What can we do to utilise our community membership to the benefit of the globe and the people living on it? Within existing groups, we can help other members in need and try to convince the community as a whole to ‘do the right thing’. This may sound abstract, but in fact it is easy and we can begin small scale. On a very basic level it involves little more than giving a euro to a homeless person, or to tell your brother that he should not drop his chewing gum on the street. On a higher level, Proctor & Gamble and other companies develop community programs wherever they produce. And, for those of us living in rich countries, we can use our vote in support of parties favouring development assistance.
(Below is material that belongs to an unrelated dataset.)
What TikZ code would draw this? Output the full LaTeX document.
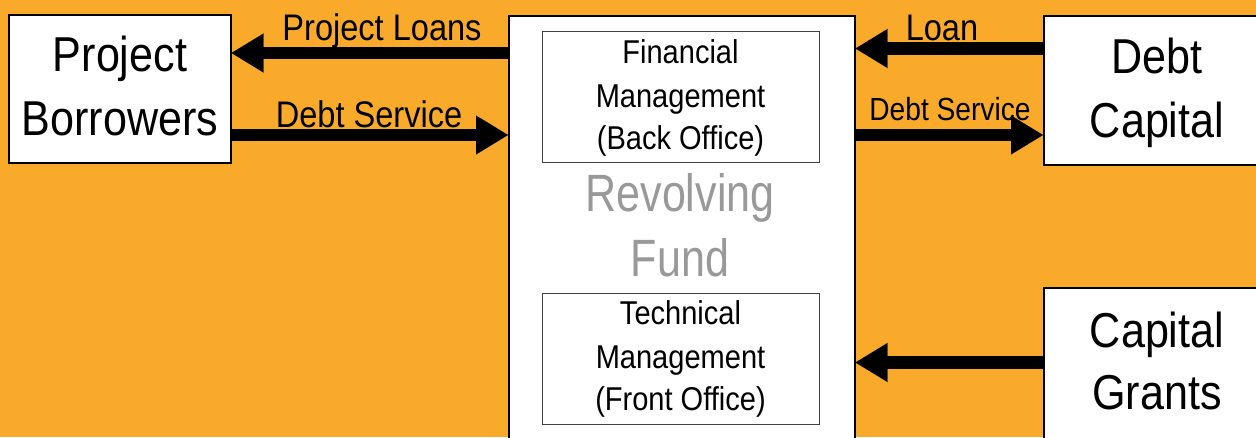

We can also build new communities in response to emerging problems or opportunities. Again, this is easy at the local level, where we could decide to buy only local products, because we know where they come from, who sells them, who made them, et cetera. However, in a globalizing world, that may be selfish, excluding the products from poorer countries made by poorer people who are in need of a market to sell. So we can choose to buy products that benefit producers in the developing countries.
The challenge of a globalized world is to build global communities and to recognise the interests of others locally. Fortunately, globalization provides us with the physical and virtual means to meet potential members of a global community. Ironically, the anti-globalization movement is one example of a successful attempt to create a global community. Consumer action against Shell in response to the Brent Spar case is another example. But in the end, even writing a letter to a friend on the other side of the world, to ask him about what you have read about his country in the paper, helps. Establishing and maintaining such a global community enables you to understand what is really going on. It puts you in a position to inform the debate on globalization in the other communities you participate in.
To utilise the adage of one of these other champions of globalization: Just do it!
Hein Bogaard is an economist working and living in The Hague, The Netherlands, and is a member of the Junior Round Table, a program of Initiatives of Change.